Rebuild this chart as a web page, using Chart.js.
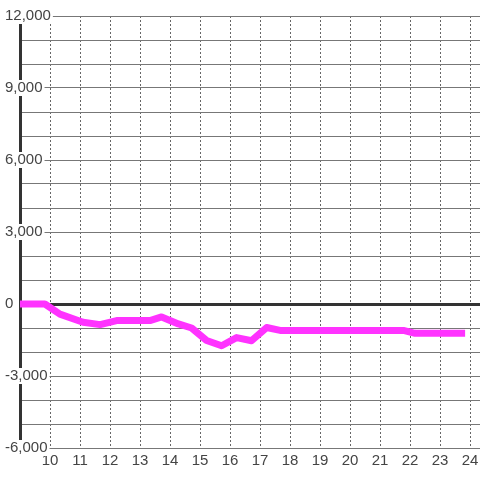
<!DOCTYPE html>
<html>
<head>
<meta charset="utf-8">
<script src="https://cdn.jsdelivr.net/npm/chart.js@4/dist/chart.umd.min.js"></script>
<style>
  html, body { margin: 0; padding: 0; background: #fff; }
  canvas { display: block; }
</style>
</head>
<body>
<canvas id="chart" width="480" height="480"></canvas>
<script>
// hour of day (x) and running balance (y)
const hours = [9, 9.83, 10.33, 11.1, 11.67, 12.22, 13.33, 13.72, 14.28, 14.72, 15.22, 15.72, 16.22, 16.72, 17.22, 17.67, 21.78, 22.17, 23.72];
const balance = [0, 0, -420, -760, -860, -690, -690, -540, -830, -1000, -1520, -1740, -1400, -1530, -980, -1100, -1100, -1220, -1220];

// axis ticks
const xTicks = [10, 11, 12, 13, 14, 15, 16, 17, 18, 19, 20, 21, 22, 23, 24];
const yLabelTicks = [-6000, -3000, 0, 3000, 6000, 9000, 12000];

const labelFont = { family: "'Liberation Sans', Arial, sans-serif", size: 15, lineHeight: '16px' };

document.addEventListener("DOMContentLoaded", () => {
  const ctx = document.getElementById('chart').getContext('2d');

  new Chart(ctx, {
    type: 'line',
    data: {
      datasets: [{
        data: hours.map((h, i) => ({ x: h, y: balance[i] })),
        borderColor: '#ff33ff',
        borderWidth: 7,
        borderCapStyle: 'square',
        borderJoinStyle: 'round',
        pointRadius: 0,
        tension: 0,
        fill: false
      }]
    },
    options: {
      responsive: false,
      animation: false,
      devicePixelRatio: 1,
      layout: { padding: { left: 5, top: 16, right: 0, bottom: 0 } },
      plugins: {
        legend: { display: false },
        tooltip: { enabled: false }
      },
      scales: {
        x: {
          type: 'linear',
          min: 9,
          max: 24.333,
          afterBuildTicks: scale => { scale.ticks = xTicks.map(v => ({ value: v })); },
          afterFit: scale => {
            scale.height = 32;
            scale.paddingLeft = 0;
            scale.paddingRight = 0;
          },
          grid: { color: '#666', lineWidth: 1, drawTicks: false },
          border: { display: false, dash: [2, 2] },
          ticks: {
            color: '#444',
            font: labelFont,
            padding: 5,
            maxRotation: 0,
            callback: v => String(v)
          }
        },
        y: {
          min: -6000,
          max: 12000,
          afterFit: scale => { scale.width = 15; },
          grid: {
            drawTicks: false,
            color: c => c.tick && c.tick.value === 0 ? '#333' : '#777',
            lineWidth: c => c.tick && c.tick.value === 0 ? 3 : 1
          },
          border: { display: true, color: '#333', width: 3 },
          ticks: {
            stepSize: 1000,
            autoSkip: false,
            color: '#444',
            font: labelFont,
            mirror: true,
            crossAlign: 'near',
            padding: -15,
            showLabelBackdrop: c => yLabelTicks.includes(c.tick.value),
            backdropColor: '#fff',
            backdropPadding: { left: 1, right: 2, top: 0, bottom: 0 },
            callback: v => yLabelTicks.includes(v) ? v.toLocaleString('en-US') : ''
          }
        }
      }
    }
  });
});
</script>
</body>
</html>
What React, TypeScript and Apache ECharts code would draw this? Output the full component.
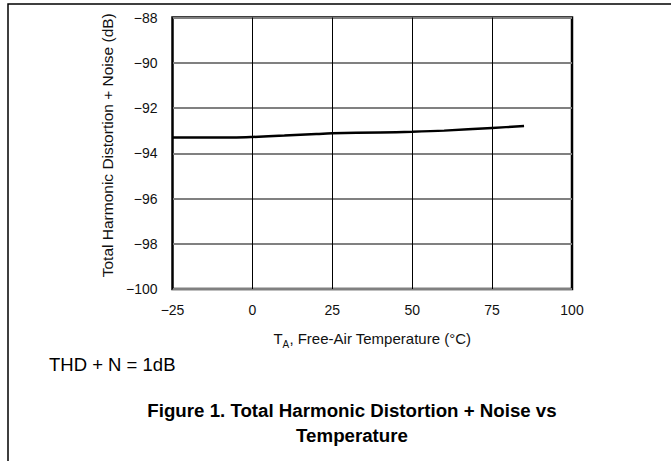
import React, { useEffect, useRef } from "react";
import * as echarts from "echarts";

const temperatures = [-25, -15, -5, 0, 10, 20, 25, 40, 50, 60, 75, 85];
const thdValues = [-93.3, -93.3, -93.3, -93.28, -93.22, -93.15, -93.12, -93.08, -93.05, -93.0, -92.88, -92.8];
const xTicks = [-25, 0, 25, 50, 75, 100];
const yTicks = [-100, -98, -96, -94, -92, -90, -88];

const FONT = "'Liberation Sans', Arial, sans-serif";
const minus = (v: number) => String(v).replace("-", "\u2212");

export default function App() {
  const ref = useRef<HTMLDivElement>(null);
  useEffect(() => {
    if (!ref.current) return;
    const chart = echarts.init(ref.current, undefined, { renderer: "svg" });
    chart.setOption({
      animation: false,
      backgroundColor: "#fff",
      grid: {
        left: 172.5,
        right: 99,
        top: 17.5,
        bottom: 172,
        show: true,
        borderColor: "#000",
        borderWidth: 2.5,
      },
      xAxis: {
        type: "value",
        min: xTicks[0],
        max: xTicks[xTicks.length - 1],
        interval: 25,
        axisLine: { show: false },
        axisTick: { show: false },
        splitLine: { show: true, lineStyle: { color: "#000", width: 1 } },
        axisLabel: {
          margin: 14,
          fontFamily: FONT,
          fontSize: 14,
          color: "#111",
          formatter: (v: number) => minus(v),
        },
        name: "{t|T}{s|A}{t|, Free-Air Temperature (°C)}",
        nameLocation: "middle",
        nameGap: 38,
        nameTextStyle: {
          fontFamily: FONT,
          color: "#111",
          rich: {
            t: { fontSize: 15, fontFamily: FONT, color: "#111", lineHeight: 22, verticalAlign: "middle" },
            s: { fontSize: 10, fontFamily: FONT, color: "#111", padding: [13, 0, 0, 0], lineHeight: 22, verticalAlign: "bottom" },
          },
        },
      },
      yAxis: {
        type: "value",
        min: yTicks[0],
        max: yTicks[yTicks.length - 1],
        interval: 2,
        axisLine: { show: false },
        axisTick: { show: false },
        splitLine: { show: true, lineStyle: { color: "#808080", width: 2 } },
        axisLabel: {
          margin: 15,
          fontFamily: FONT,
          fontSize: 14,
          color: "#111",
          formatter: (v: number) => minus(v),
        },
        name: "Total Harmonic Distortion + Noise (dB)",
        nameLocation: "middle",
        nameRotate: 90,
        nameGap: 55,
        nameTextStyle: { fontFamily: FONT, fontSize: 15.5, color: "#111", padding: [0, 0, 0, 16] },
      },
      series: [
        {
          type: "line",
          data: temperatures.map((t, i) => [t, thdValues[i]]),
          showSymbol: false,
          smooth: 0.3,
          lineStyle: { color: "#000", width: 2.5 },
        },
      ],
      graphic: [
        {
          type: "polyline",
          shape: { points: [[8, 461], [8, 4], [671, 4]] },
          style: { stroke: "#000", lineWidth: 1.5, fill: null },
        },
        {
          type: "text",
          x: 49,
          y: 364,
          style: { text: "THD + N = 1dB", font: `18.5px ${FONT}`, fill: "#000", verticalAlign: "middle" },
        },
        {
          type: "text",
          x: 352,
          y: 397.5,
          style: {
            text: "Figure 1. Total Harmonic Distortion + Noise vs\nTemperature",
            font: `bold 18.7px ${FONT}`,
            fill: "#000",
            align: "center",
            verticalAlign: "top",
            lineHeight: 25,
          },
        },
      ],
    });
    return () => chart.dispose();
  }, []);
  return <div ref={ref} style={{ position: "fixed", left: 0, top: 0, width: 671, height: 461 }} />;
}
********************
Set down all the data again exactly as above, pictures excluded.

PROBLEM SOLUTION:
Rebuild this chart as a web page, using Chart.js.
<!DOCTYPE html>
<html>
<head>
<meta charset="utf-8">
<script src="https://cdn.jsdelivr.net/npm/chart.js@4/dist/chart.umd.min.js"></script>
<style>
  html, body { margin: 0; padding: 0; background: #fff; }
  canvas { display: block; }
</style>
</head>
<body>
<canvas id="chart" width="480" height="480"></canvas>
<script>
// hour of day (x) and running balance (y)
const hours = [9, 9.83, 10.33, 11.1, 11.67, 12.22, 13.33, 13.72, 14.28, 14.72, 15.22, 15.72, 16.22, 16.72, 17.22, 17.67, 21.78, 22.17, 23.72];
const balance = [0, 0, -420, -760, -860, -690, -690, -540, -830, -1000, -1520, -1740, -1400, -1530, -980, -1100, -1100, -1220, -1220];

// axis ticks
const xTicks = [10, 11, 12, 13, 14, 15, 16, 17, 18, 19, 20, 21, 22, 23, 24];
const yLabelTicks = [-6000, -3000, 0, 3000, 6000, 9000, 12000];

const labelFont = { family: "'Liberation Sans', Arial, sans-serif", size: 15, lineHeight: '16px' };

document.addEventListener("DOMContentLoaded", () => {
  const ctx = document.getElementById('chart').getContext('2d');

  new Chart(ctx, {
    type: 'line',
    data: {
      datasets: [{
        data: hours.map((h, i) => ({ x: h, y: balance[i] })),
        borderColor: '#ff33ff',
        borderWidth: 7,
        borderCapStyle: 'square',
        borderJoinStyle: 'round',
        pointRadius: 0,
        tension: 0,
        fill: false
      }]
    },
    options: {
      responsive: false,
      animation: false,
      devicePixelRatio: 1,
      layout: { padding: { left: 5, top: 16, right: 0, bottom: 0 } },
      plugins: {
        legend: { display: false },
        tooltip: { enabled: false }
      },
      scales: {
        x: {
          type: 'linear',
          min: 9,
          max: 24.333,
          afterBuildTicks: scale => { scale.ticks = xTicks.map(v => ({ value: v })); },
          afterFit: scale => {
            scale.height = 32;
            scale.paddingLeft = 0;
            scale.paddingRight = 0;
          },
          grid: { color: '#666', lineWidth: 1, drawTicks: false },
          border: { display: false, dash: [2, 2] },
          ticks: {
            color: '#444',
            font: labelFont,
            padding: 5,
            maxRotation: 0,
            callback: v => String(v)
          }
        },
        y: {
          min: -6000,
          max: 12000,
          afterFit: scale => { scale.width = 15; },
          grid: {
            drawTicks: false,
            color: c => c.tick && c.tick.value === 0 ? '#333' : '#777',
            lineWidth: c => c.tick && c.tick.value === 0 ? 3 : 1
          },
          border: { display: true, color: '#333', width: 3 },
          ticks: {
            stepSize: 1000,
            autoSkip: false,
            color: '#444',
            font: labelFont,
            mirror: true,
            crossAlign: 'near',
            padding: -15,
            showLabelBackdrop: c => yLabelTicks.includes(c.tick.value),
            backdropColor: '#fff',
            backdropPadding: { left: 1, right: 2, top: 0, bottom: 0 },
            callback: v => yLabelTicks.includes(v) ? v.toLocaleString('en-US') : ''
          }
        }
      }
    }
  });
});
</script>
</body>
</html>
What React, TypeScript and Apache ECharts code would draw this? Output the full component.
import React, { useEffect, useRef } from "react";
import * as echarts from "echarts";

const temperatures = [-25, -15, -5, 0, 10, 20, 25, 40, 50, 60, 75, 85];
const thdValues = [-93.3, -93.3, -93.3, -93.28, -93.22, -93.15, -93.12, -93.08, -93.05, -93.0, -92.88, -92.8];
const xTicks = [-25, 0, 25, 50, 75, 100];
const yTicks = [-100, -98, -96, -94, -92, -90, -88];

const FONT = "'Liberation Sans', Arial, sans-serif";
const minus = (v: number) => String(v).replace("-", "\u2212");

export default function App() {
  const ref = useRef<HTMLDivElement>(null);
  useEffect(() => {
    if (!ref.current) return;
    const chart = echarts.init(ref.current, undefined, { renderer: "svg" });
    chart.setOption({
      animation: false,
      backgroundColor: "#fff",
      grid: {
        left: 172.5,
        right: 99,
        top: 17.5,
        bottom: 172,
        show: true,
        borderColor: "#000",
        borderWidth: 2.5,
      },
      xAxis: {
        type: "value",
        min: xTicks[0],
        max: xTicks[xTicks.length - 1],
        interval: 25,
        axisLine: { show: false },
        axisTick: { show: false },
        splitLine: { show: true, lineStyle: { color: "#000", width: 1 } },
        axisLabel: {
          margin: 14,
          fontFamily: FONT,
          fontSize: 14,
          color: "#111",
          formatter: (v: number) => minus(v),
        },
        name: "{t|T}{s|A}{t|, Free-Air Temperature (°C)}",
        nameLocation: "middle",
        nameGap: 38,
        nameTextStyle: {
          fontFamily: FONT,
          color: "#111",
          rich: {
            t: { fontSize: 15, fontFamily: FONT, color: "#111", lineHeight: 22, verticalAlign: "middle" },
            s: { fontSize: 10, fontFamily: FONT, color: "#111", padding: [13, 0, 0, 0], lineHeight: 22, verticalAlign: "bottom" },
          },
        },
      },
      yAxis: {
        type: "value",
        min: yTicks[0],
        max: yTicks[yTicks.length - 1],
        interval: 2,
        axisLine: { show: false },
        axisTick: { show: false },
        splitLine: { show: true, lineStyle: { color: "#808080", width: 2 } },
        axisLabel: {
          margin: 15,
          fontFamily: FONT,
          fontSize: 14,
          color: "#111",
          formatter: (v: number) => minus(v),
        },
        name: "Total Harmonic Distortion + Noise (dB)",
        nameLocation: "middle",
        nameRotate: 90,
        nameGap: 55,
        nameTextStyle: { fontFamily: FONT, fontSize: 15.5, color: "#111", padding: [0, 0, 0, 16] },
      },
      series: [
        {
          type: "line",
          data: temperatures.map((t, i) => [t, thdValues[i]]),
          showSymbol: false,
          smooth: 0.3,
          lineStyle: { color: "#000", width: 2.5 },
        },
      ],
      graphic: [
        {
          type: "polyline",
          shape: { points: [[8, 461], [8, 4], [671, 4]] },
          style: { stroke: "#000", lineWidth: 1.5, fill: null },
        },
        {
          type: "text",
          x: 49,
          y: 364,
          style: { text: "THD + N = 1dB", font: `18.5px ${FONT}`, fill: "#000", verticalAlign: "middle" },
        },
        {
          type: "text",
          x: 352,
          y: 397.5,
          style: {
            text: "Figure 1. Total Harmonic Distortion + Noise vs\nTemperature",
            font: `bold 18.7px ${FONT}`,
            fill: "#000",
            align: "center",
            verticalAlign: "top",
            lineHeight: 25,
          },
        },
      ],
    });
    return () => chart.dispose();
  }, []);
  return <div ref={ref} style={{ position: "fixed", left: 0, top: 0, width: 671, height: 461 }} />;
}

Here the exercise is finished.